We arrived at the main visitor center for the cave complexes at about 2:30, but the next tour we could book wasn’t available until four, so we had an espresso and settled down on the lawn outside to wait. They had a number of tours going to different caves, including a rafting excursion. We picked the walking one, which was about 900m underground, and the only one where you could bring cameras. 

My little Olympus Pen has a pretty slow sensor, and I prefer shooting with no flash, but I still got some OK pictures of the caves:


The highlight of the caves wasn’t the formations, though, but the glow worms. Glow worms really aren’t worms, they’re fly larva, but as the tour guide pointed out, “glow maggot”just doesn’t have the same marketing appeal. I took some pictures of them, too, although they look more like sensor noise than glowing worms!

The glow worms were quite impressive in person, especially once you let your eyes adjust to the darkness. There was one part of the cave where we were all asked to turn off our cameras so it would get really dark, and they popped out like stars in a planetarium.

After the cave we retraced our steps most of the way and then headed out to Lake Taupo, where the AirBnB we’re staying at for the next two nights is. We were met by Linda, our host, and her dog Jacky, a little Jack Russell terrier. We had a lovely cup of tea and some fresh-baked lemon bread and a nice conversation. 

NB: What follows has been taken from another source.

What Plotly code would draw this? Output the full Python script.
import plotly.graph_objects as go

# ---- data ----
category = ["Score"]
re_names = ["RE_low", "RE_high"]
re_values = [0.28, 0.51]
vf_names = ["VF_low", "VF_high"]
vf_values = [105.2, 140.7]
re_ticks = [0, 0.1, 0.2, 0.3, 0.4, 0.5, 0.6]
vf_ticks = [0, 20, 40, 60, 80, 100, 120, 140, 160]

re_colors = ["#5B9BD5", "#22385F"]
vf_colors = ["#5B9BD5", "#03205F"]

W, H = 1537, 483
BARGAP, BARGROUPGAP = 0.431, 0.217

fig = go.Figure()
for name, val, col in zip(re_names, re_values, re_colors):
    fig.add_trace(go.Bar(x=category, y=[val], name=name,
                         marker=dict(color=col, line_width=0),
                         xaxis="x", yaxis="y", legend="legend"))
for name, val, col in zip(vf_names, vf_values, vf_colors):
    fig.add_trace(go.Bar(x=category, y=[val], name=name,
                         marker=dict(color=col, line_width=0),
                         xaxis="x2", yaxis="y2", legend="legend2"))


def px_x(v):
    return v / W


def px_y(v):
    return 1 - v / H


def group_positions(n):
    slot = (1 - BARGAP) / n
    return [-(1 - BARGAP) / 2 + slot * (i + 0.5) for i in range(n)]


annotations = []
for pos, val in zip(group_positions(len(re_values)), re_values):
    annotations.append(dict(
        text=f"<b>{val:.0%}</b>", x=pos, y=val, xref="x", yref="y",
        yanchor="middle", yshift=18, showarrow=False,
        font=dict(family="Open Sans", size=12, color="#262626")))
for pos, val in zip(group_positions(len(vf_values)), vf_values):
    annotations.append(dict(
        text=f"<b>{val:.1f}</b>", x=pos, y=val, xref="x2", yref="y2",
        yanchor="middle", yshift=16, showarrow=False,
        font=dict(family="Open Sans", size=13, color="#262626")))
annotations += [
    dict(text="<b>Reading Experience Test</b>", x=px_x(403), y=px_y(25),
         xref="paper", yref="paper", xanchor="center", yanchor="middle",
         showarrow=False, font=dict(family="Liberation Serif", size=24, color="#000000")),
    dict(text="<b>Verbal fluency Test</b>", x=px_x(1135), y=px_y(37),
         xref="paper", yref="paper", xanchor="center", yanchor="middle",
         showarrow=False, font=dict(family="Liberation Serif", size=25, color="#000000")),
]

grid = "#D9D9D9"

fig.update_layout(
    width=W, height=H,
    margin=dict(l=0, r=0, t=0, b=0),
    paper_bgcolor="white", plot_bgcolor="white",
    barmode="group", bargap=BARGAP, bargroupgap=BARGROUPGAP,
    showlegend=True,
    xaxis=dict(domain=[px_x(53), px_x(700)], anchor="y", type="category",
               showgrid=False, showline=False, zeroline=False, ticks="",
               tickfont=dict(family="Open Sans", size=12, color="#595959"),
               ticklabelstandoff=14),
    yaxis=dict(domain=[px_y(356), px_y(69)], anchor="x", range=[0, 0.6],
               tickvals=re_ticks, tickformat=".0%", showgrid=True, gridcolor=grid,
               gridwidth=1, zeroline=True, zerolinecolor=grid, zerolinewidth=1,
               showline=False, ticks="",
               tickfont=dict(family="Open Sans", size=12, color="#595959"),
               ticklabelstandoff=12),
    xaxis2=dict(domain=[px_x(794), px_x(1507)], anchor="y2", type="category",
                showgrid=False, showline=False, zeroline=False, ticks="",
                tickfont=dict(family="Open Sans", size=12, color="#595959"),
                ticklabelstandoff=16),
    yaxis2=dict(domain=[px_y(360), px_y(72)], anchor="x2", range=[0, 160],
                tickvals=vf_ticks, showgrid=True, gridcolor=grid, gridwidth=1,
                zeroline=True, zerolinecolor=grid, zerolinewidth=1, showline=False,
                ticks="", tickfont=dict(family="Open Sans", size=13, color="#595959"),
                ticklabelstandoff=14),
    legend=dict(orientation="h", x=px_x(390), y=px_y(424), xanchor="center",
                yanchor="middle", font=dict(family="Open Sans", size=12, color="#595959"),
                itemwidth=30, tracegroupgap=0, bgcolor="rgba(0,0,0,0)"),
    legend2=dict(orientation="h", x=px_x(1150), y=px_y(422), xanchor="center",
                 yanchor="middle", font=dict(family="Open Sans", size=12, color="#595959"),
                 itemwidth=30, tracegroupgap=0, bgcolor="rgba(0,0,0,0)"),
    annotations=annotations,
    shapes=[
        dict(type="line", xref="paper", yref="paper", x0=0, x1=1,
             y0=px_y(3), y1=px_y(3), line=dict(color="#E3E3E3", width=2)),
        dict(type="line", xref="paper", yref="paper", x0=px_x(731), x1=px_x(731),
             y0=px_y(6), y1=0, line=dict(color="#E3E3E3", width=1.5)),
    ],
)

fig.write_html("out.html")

Tomorrow we head off to Rotorua and to some of the local Maori sites.

Wellington to Wanganui…

This morning we slept late — I had night terrors and snored, which woke Meg up, who woke me up and chewed me out and asked me to stay awake, which I couldn’t do — followed by breakfast with the other guest, Alan, at George Fox House.

We then went next door to the Quaker Meetinghouse, built in the 1930’s, and had a lovely meeting for worship with twenty-five members and attenders from around Wellington. Meeting was completely silent, but otherwise the structure was what you’d expect, except that at the rise of meeting, before announcements (which they call “notices” there was a call for “almost ministry”, an opportunity for anyone to speak who had ministry forming but hadn’t had it crystallize yet. I’m not sure how I feel about the practice — I know that Santa Cruz meeting has experimented with something similar, which they called “Afterthoughts” when we were there.

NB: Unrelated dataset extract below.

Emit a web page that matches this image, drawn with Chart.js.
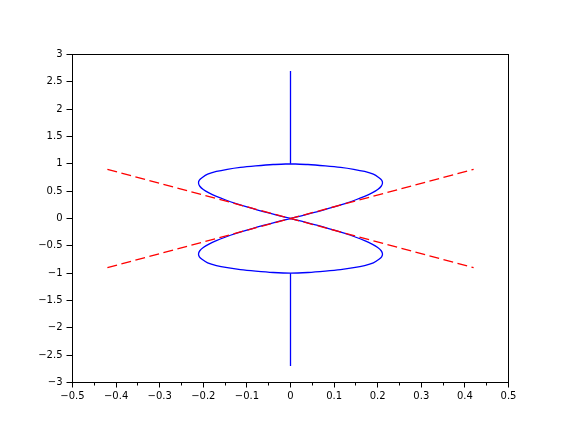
<!DOCTYPE html>
<html>
<head>
<meta charset="utf-8">
<script src="https://cdn.jsdelivr.net/npm/chart.js@4"></script>
<style>
  body { margin: 0; background: #fff; }
  canvas { display: block; }
</style>
</head>
<body>
<canvas id="grafico" width="581" height="438"></canvas>
<script>
// figure-eight curve, starting at (0,1)
const loopX = [0, -0.04, -0.08, -0.115, -0.145, -0.17, -0.19, -0.203, -0.209, -0.211,
  -0.208, -0.2, -0.187, -0.17, -0.15, -0.125, -0.1, -0.075, -0.05, -0.025,
  0, 0.025, 0.05, 0.075, 0.1, 0.125, 0.15, 0.17, 0.187, 0.2, 0.208,
  0.211, 0.209, 0.203, 0.19, 0.17, 0.145, 0.115, 0.08, 0.04,
  0, -0.04, -0.08, -0.115, -0.145, -0.17, -0.19, -0.203, -0.209, -0.211,
  -0.208, -0.2, -0.187, -0.17, -0.15, -0.125, -0.1, -0.075, -0.05, -0.025,
  0, 0.025, 0.05, 0.075, 0.1, 0.125, 0.15, 0.17, 0.187, 0.2, 0.208,
  0.211, 0.209, 0.203, 0.19, 0.17, 0.145, 0.115, 0.08, 0.04, 0];
const loopY = [1, 0.988, 0.963, 0.935, 0.9, 0.86, 0.81, 0.745, 0.7, 0.65,
  0.59, 0.53, 0.468, 0.405, 0.343, 0.274, 0.212, 0.155, 0.101, 0.05,
  0, -0.05, -0.101, -0.155, -0.212, -0.274, -0.343, -0.405, -0.468, -0.53, -0.59,
  -0.65, -0.7, -0.745, -0.81, -0.86, -0.9, -0.935, -0.963, -0.988,
  -1, -0.988, -0.963, -0.935, -0.9, -0.86, -0.81, -0.745, -0.7, -0.65,
  -0.59, -0.53, -0.468, -0.405, -0.343, -0.274, -0.212, -0.155, -0.101, -0.05,
  0, 0.05, 0.101, 0.155, 0.212, 0.274, 0.343, 0.405, 0.468, 0.53, 0.59,
  0.65, 0.7, 0.745, 0.81, 0.86, 0.9, 0.935, 0.963, 0.988, 1];

// vertical stems
const stemTopX = [0, 0];
const stemTopY = [1, 2.7];
const stemBotX = [0, 0];
const stemBotY = [-1, -2.7];

// red dashed lines
const redAX = [-0.42, 0.42];
const redAY = [0.9, -0.9];
const redBX = [-0.42, 0.42];
const redBY = [-0.9, 0.9];

// ticks
const xMin = -0.5, xMax = 0.5, xStep = 0.1;
const yMin = -3, yMax = 3, yStep = 0.5;
const minorXTicks = [-0.45, -0.35, -0.25, -0.15, -0.05, 0.05, 0.15, 0.25, 0.35, 0.45];

function pontos(xs, ys) {
  return xs.map((x, i) => ({ x: x, y: ys[i] }));
}

function rotulo(v) {
  if (Math.abs(v) < 1e-9) return "0";
  return String(parseFloat(v.toFixed(2))).replace("-", "\u2212");
}

const moldura = {
  id: "moldura",
  afterDraw(chart) {
    const ctx = chart.ctx;
    const a = chart.chartArea;
    const sx = chart.scales.x;
    ctx.save();
    ctx.strokeStyle = "#000";
    ctx.lineWidth = 1;
    ctx.strokeRect(a.left, a.top, a.right - a.left, a.bottom - a.top);
    ctx.beginPath();
    minorXTicks.forEach(v => {
      const px = Math.floor(sx.getPixelForValue(v)) + 0.5;
      ctx.moveTo(px, a.bottom);
      ctx.lineTo(px, a.bottom + 3);
    });
    ctx.stroke();
    ctx.restore();
  }
};

const linhaAzul = { borderColor: "#0000ff", borderWidth: 1.3, showLine: true, pointRadius: 0, fill: false };
const linhaVermelha = { borderColor: "#ff0000", borderWidth: 1.3, showLine: true, pointRadius: 0, fill: false, borderDash: [10, 4.5] };

const ctx = document.getElementById("grafico").getContext("2d");
const grafico = new Chart(ctx, {
  type: "scatter",
  data: {
    datasets: [
      Object.assign({ data: pontos(redAX, redAY) }, linhaVermelha),
      Object.assign({ data: pontos(redBX, redBY) }, linhaVermelha),
      Object.assign({ data: pontos(loopX, loopY), tension: 0.25 }, linhaAzul),
      Object.assign({ data: pontos(stemTopX, stemTopY) }, linhaAzul),
      Object.assign({ data: pontos(stemBotX, stemBotY) }, linhaAzul)
    ]
  },
  options: {
    responsive: false,
    animation: false,
    layout: { padding: { left: 0.5, top: 54.5, right: 72.5, bottom: 25.5 } },
    plugins: { legend: { display: false }, tooltip: { enabled: false } },
    scales: {
      x: {
        type: "linear",
        min: xMin, max: xMax,
        border: { display: false },
        grid: { drawOnChartArea: false, drawTicks: true, tickLength: 5, tickColor: "#000" },
        ticks: { stepSize: xStep, color: "#000", padding: 3, maxRotation: 0,
          font: { family: "DejaVu Sans", size: 10 }, callback: v => rotulo(v) },
        afterFit: s => { s.height = 30; }
      },
      y: {
        type: "linear",
        min: yMin, max: yMax,
        border: { display: false },
        grid: { drawOnChartArea: false, drawTicks: true, tickLength: 6, tickColor: "#000" },
        ticks: { stepSize: yStep, color: "#000", padding: 4,
          font: { family: "DejaVu Sans", size: 10 }, callback: v => rotulo(v) },
        afterFit: s => { s.width = 72; }
      }
    }
  },
  plugins: [moldura]
});
</script>
</body>
</html>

After the rise of meeting, we partook in a lovely prepared lunch potluck — just what they were doing, nothing special for us — and had lively conversation with a number of the Friends there before loading up and heading out.

We stopped about two and a half hours later in Palmerston North, where we had homemade cake with Liz, the sister of Janet, who’s watching our dog and is a regular attended at our meeting. Liz was a very gracious host, and we had a lovely conversation about a lot of things, including New Zealand politics and places to see on the North Island.

Then we headed to The Quaker Settlement, an intentional community of Quakers where we were going to spend the night. We got here around 6:30, just in time for a shared meal we didn’t know about, so we didn’t even have to go out to find food — we sat down and talked with a number of students on retreat here from Earlham School of Religion over dinner and chocolate zucchini cake.

After dinner, we got a tour of the twenty acres — a lot of it is being recovered, having originally been a Quaker school and operating farm until 1975. The folks living here are working to recover the land, which is mostly sandy soil dunes, with a combination of existing (mostly invasive) species and native species. They take a hybrid approach to the project, creating micro habitats for animals where there were none before. It’s really an excellent example of stewardship and recovering the land for future generations.

Tomorrow morning we’ll have breakfast and then join them in their morning worship before continuing on our way.